**Short problem:** Line by line, repeat the data below exactly, beginning at the first line and ending at the line with "import pandas as pd". Omit pictures.

──────

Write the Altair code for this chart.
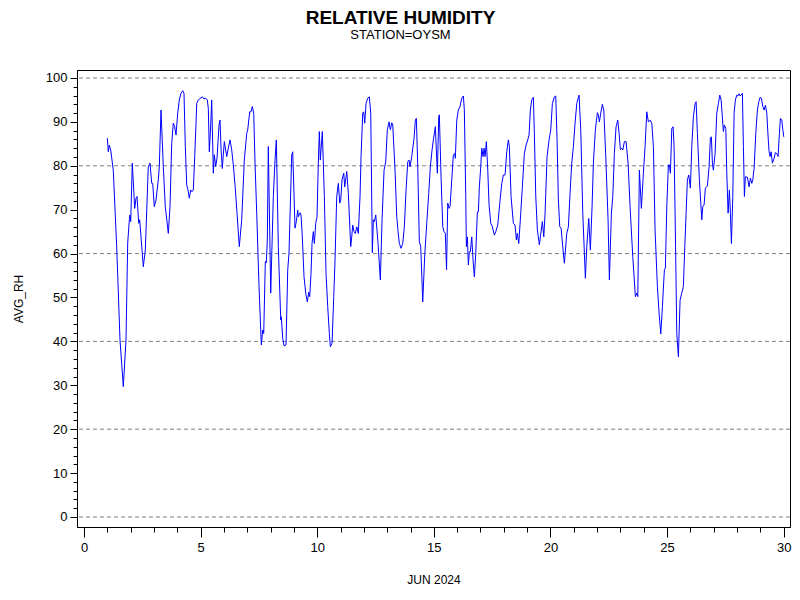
import altair as alt
import pandas as pd

# hourly-ish avg relative humidity
days = [
    1.000, 1.042, 1.085, 1.145, 1.256, 1.402, 1.544, 1.685, 1.801, 1.874,
    1.943, 1.972, 2.003, 2.071, 2.174, 2.230, 2.273, 2.346, 2.388, 2.543,
    2.629, 2.757, 2.830, 2.903, 2.946, 3.014, 3.087, 3.186, 3.229, 3.302,
    3.400, 3.486, 3.615, 3.688, 3.761, 3.829, 3.889, 3.945, 4.018, 4.087,
    4.159, 4.232, 4.288, 4.344, 4.404, 4.460, 4.515, 4.575, 4.631, 4.687,
    4.747, 4.803, 4.833, 4.901, 5.017, 5.073, 5.146, 5.219, 5.287, 5.330,
    5.373, 5.433, 5.476, 5.519, 5.544, 5.587, 5.647, 5.703, 5.789, 5.832,
    5.875, 5.930, 6.016, 6.119, 6.188, 6.261, 6.334, 6.402, 6.475, 6.561,
    6.659, 6.762, 6.874, 6.977, 7.020, 7.105, 7.161, 7.217, 7.277, 7.333,
    7.406, 7.504, 7.603, 7.663, 7.706, 7.774, 7.817, 7.860, 7.903, 8.006,
    8.117, 8.190, 8.246, 8.332, 8.435, 8.460, 8.520, 8.576, 8.662, 8.735,
    8.790, 8.906, 8.949, 9.048, 9.104, 9.164, 9.189, 9.262, 9.305, 9.361,
    9.434, 9.507, 9.575, 9.635, 9.678, 9.734, 9.777, 9.833, 9.876, 9.936,
    9.991, 10.047, 10.090, 10.133, 10.219, 10.305, 10.377, 10.450, 10.519, 10.562,
    10.635, 10.708, 10.763, 10.836, 10.905, 10.965, 11.008, 11.063, 11.136, 11.179,
    11.265, 11.334, 11.436, 11.479, 11.522, 11.578, 11.634, 11.694, 11.762, 11.835,
    11.878, 11.951, 11.994, 12.037, 12.093, 12.165, 12.234, 12.294, 12.363, 12.406,
    12.449, 12.509, 12.607, 12.706, 12.779, 12.865, 12.937, 13.006, 13.079, 13.135,
    13.195, 13.238, 13.336, 13.409, 13.465, 13.521, 13.593, 13.666, 13.735, 13.808,
    13.881, 13.937, 13.979, 14.052, 14.151, 14.207, 14.250, 14.310, 14.378, 14.438,
    14.524, 14.610, 14.696, 14.781, 14.850, 14.923, 14.979, 15.064, 15.150, 15.210,
    15.236, 15.309, 15.382, 15.437, 15.493, 15.544, 15.596, 15.652, 15.695, 15.768,
    15.836, 15.896, 15.922, 15.982, 16.050, 16.123, 16.196, 16.265, 16.308, 16.368,
    16.394, 16.437, 16.480, 16.522, 16.565, 16.625, 16.681, 16.737, 16.797, 16.866,
    16.909, 16.951, 17.011, 17.054, 17.110, 17.153, 17.196, 17.252, 17.312, 17.367,
    17.440, 17.509, 17.595, 17.655, 17.740, 17.839, 17.912, 17.980, 18.053, 18.126,
    18.195, 18.237, 18.310, 18.409, 18.482, 18.538, 18.581, 18.641, 18.726, 18.795,
    18.881, 18.953, 19.026, 19.082, 19.138, 19.198, 19.267, 19.310, 19.370, 19.438,
    19.524, 19.567, 19.653, 19.713, 19.769, 19.854, 19.940, 20.013, 20.082, 20.167,
    20.227, 20.283, 20.339, 20.399, 20.455, 20.519, 20.596, 20.699, 20.768, 20.840,
    20.913, 20.982, 21.055, 21.128, 21.226, 21.299, 21.385, 21.497, 21.557, 21.642,
    21.711, 21.784, 21.840, 21.925, 22.011, 22.054, 22.097, 22.157, 22.226, 22.286,
    22.371, 22.470, 22.526, 22.612, 22.672, 22.740, 22.813, 22.886, 22.942, 22.998,
    23.058, 23.100, 23.169, 23.242, 23.328, 23.413, 23.529, 23.640, 23.701, 23.744,
    23.812, 23.898, 23.984, 24.057, 24.129, 24.198, 24.271, 24.344, 24.413, 24.485,
    24.584, 24.657, 24.730, 24.799, 24.884, 24.927, 24.987, 25.056, 25.099, 25.142,
    25.202, 25.257, 25.300, 25.364, 25.416, 25.485, 25.557, 25.630, 25.699, 25.759,
    25.815, 25.870, 25.930, 25.956, 25.999, 26.059, 26.128, 26.201, 26.244, 26.300,
    26.385, 26.488, 26.531, 26.587, 26.642, 26.728, 26.801, 26.857, 26.900, 26.943,
    26.985, 27.058, 27.131, 27.200, 27.260, 27.316, 27.358, 27.414, 27.457, 27.517,
    27.560, 27.616, 27.672, 27.715, 27.758, 27.817, 27.873, 27.929, 27.989, 28.032,
    28.087, 28.130, 28.173, 28.229, 28.272, 28.315, 28.358, 28.443, 28.516, 28.572,
    28.632, 28.675, 28.731, 28.803, 28.872, 28.932, 28.988, 29.044, 29.104, 29.160,
    29.215, 29.275, 29.331, 29.374, 29.417, 29.460, 29.516, 29.588, 29.644, 29.704,
    29.760, 29.816, 29.859, 29.919, 29.962, 30.004,
]

avg_rh = [
    86.3, 83.2, 84.7, 83.6, 79.0, 61.6, 40.3, 29.7, 40.3, 62.4,
    67.7, 68.8, 67.3, 80.6, 70.3, 72.6, 73.0, 66.9, 67.7, 57.0,
    60.8, 79.8, 80.6, 76.0, 76.0, 70.7, 72.2, 76.8, 79.8, 92.7,
    79.8, 70.7, 64.6, 70.7, 85.1, 89.7, 88.9, 87.0, 92.0, 95.0,
    96.5, 97.1, 96.5, 84.4, 75.6, 74.5, 72.6, 74.5, 74.1, 74.5,
    82.1, 89.7, 94.2, 95.0, 95.5, 95.7, 95.2, 95.4, 95.0, 93.1,
    83.2, 89.3, 95.0, 84.7, 78.3, 82.5, 79.8, 81.7, 89.3, 90.4,
    84.0, 79.4, 85.5, 82.1, 84.0, 85.9, 83.6, 80.2, 75.6, 69.2,
    61.6, 67.7, 81.3, 87.4, 88.2, 92.3, 92.3, 93.5, 92.0, 80.6,
    69.2, 52.5, 39.2, 42.6, 41.8, 58.2, 57.9, 63.1, 84.4, 51.0,
    73.0, 81.3, 85.9, 61.6, 44.9, 45.6, 40.7, 39.0, 39.2, 56.3,
    60.1, 82.5, 83.2, 65.8, 67.3, 69.9, 68.4, 69.3, 68.8, 63.8,
    54.7, 51.0, 49.0, 51.2, 50.2, 55.5, 62.3, 65.0, 62.3, 66.9,
    68.4, 80.6, 87.8, 81.3, 87.8, 73.0, 55.5, 47.9, 41.8, 38.8,
    39.6, 50.2, 58.5, 73.0, 76.0, 71.5, 72.2, 76.8, 78.3, 75.2,
    78.7, 73.7, 61.6, 63.8, 66.5, 65.0, 64.6, 66.1, 64.6, 73.0,
    82.1, 92.0, 92.3, 89.7, 94.2, 95.4, 95.7, 92.0, 60.2, 67.7,
    67.3, 68.8, 62.3, 54.0, 67.7, 79.0, 80.9, 88.2, 90.0, 88.2,
    89.8, 89.3, 79.0, 68.4, 65.0, 62.3, 61.2, 62.3, 66.1, 74.5,
    80.9, 81.3, 79.8, 82.1, 86.3, 90.4, 90.8, 79.8, 62.7, 61.6,
    49.0, 59.7, 66.9, 73.7, 79.8, 83.6, 85.9, 88.9, 78.3, 91.2,
    91.6, 77.5, 66.1, 65.0, 64.6, 56.3, 71.5, 70.3, 70.7, 76.8,
    82.5, 82.8, 81.7, 90.4, 92.7, 93.5, 95.4, 95.9, 92.7, 73.0,
    61.6, 63.8, 57.4, 60.4, 60.4, 63.8, 58.5, 54.7, 60.1, 69.5,
    69.5, 75.2, 79.8, 84.0, 82.1, 84.0, 82.1, 85.5, 79.0, 71.1,
    66.9, 66.1, 64.2, 65.0, 66.5, 72.2, 76.0, 77.9, 77.9, 83.2,
    85.9, 84.4, 73.0, 66.9, 66.5, 63.1, 64.6, 62.3, 69.2, 75.2,
    82.8, 84.7, 85.9, 87.0, 92.7, 95.0, 95.6, 87.4, 73.0, 65.4,
    62.0, 63.8, 67.3, 63.8, 69.2, 82.1, 85.9, 88.2, 94.2, 95.7,
    95.9, 85.9, 72.2, 66.1, 65.8, 62.0, 57.8, 64.6, 66.1, 73.7,
    80.6, 84.4, 89.7, 94.2, 96.1, 88.2, 69.2, 54.4, 61.6, 68.0,
    60.8, 70.7, 80.6, 88.2, 92.1, 91.6, 90.0, 92.0, 94.0, 92.7,
    82.1, 67.7, 54.0, 69.2, 73.0, 82.8, 88.9, 90.4, 87.4, 83.7,
    84.0, 83.6, 85.5, 85.5, 80.6, 70.7, 59.3, 50.2, 51.0, 50.2,
    79.0, 70.3, 78.3, 84.4, 92.3, 90.0, 90.4, 89.7, 84.4, 65.4,
    52.5, 46.4, 41.7, 47.9, 56.3, 56.7, 70.7, 80.2, 80.2, 78.3,
    88.5, 88.9, 84.4, 61.6, 41.8, 36.5, 49.4, 51.0, 52.5, 61.6,
    69.2, 76.8, 77.9, 76.8, 74.9, 84.4, 91.2, 94.2, 94.6, 87.4,
    76.8, 67.7, 70.7, 71.1, 74.9, 75.4, 79.8, 86.3, 86.6, 80.6,
    79.0, 82.8, 92.0, 94.2, 96.1, 95.0, 92.0, 87.8, 89.3, 88.5,
    78.3, 69.2, 74.5, 69.2, 62.3, 73.0, 92.0, 95.0, 96.1, 95.9,
    96.4, 95.9, 96.1, 96.5, 84.4, 73.0, 77.5, 77.4, 75.2, 77.2,
    76.0, 76.8, 79.4, 87.4, 92.7, 94.6, 95.6, 95.4, 93.5, 92.7,
    93.8, 92.0, 86.6, 83.2, 82.1, 83.2, 80.6, 81.7, 83.0, 82.8,
    82.1, 87.4, 90.8, 90.4, 88.2, 86.6,
]

x_major = list(range(0, 31, 5))
x_minor = list(range(0, 31))
y_major = list(range(0, 101, 10))
y_minor = list(range(0, 101, 2))
grid_lines = list(range(0, 101, 20))

FONT = "Liberation Sans"

df = pd.DataFrame({"day": days, "rh": avg_rh})

xscale = alt.Scale(domain=[-0.3, 30.27], nice=False, zero=False)
yscale = alt.Scale(domain=[-2.28, 101.82], nice=False, zero=False)

# dashed reference lines every 20, carrying the minor y ticks
grid = alt.Chart(pd.DataFrame({"g": grid_lines})).mark_rule(
    color="#808080", strokeDash=[4, 3], strokeWidth=1
).encode(
    y=alt.Y("g:Q", scale=yscale,
            axis=alt.Axis(orient="left", values=y_minor, labels=False, tickSize=4,
                          domain=False, grid=False, title=""))
)

# invisible layer that only carries the minor x ticks
minor_x = alt.Chart(pd.DataFrame({"m": x_minor})).mark_point(opacity=0).encode(
    x=alt.X("m:Q", scale=xscale,
            axis=alt.Axis(orient="bottom", values=x_minor, labels=False, tickSize=5,
                          domain=False, grid=False, title=""))
)

line = alt.Chart(df).mark_line(color="#0000ff", strokeWidth=1).encode(
    x=alt.X("day:Q", scale=xscale,
            axis=alt.Axis(orient="bottom", values=x_major, tickSize=10, grid=False,
                          labelFlush=False, labelPadding=4, titlePadding=20,
                          format="d", title="JUN 2024")),
    y=alt.Y("rh:Q", scale=yscale,
            axis=alt.Axis(orient="left", values=y_major, tickSize=7, grid=False,
                          labelPadding=3, titlePadding=20, format="d", title="AVG_RH")),
)

chart = alt.layer(grid, minor_x, line).resolve_scale(
    x="shared", y="shared"
).resolve_axis(
    x="independent", y="independent"
).properties(
    width=713,
    height=457,
    autosize="none",
    padding={"left": 69, "top": 62, "right": 2, "bottom": 65},
    title=alt.TitleParams(
        text="RELATIVE HUMIDITY",
        subtitle="STATION=OYSM",
        font=FONT,
        fontSize=19,
        fontWeight="bold",
        color="black",
        subtitleFont=FONT,
        subtitleFontSize=13,
        subtitleColor="black",
        subtitlePadding=1,
        anchor="middle",
        dx=-33,
        offset=28,
    ),
).configure_view(
    stroke="black", strokeWidth=1
).configure_axis(
    labelFont=FONT, labelFontSize=13, labelColor="black",
    titleFont=FONT, titleFontSize=12, titleFontWeight="normal", titleColor="black",
    tickColor="black", domainColor="black", tickWidth=1, domainWidth=1,
)

chart.save("out.html", embed_options={"renderer": "svg", "actions": False})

──────

**Solution to the exercise:**
Write the Altair code for this chart.
import altair as alt
import pandas as pd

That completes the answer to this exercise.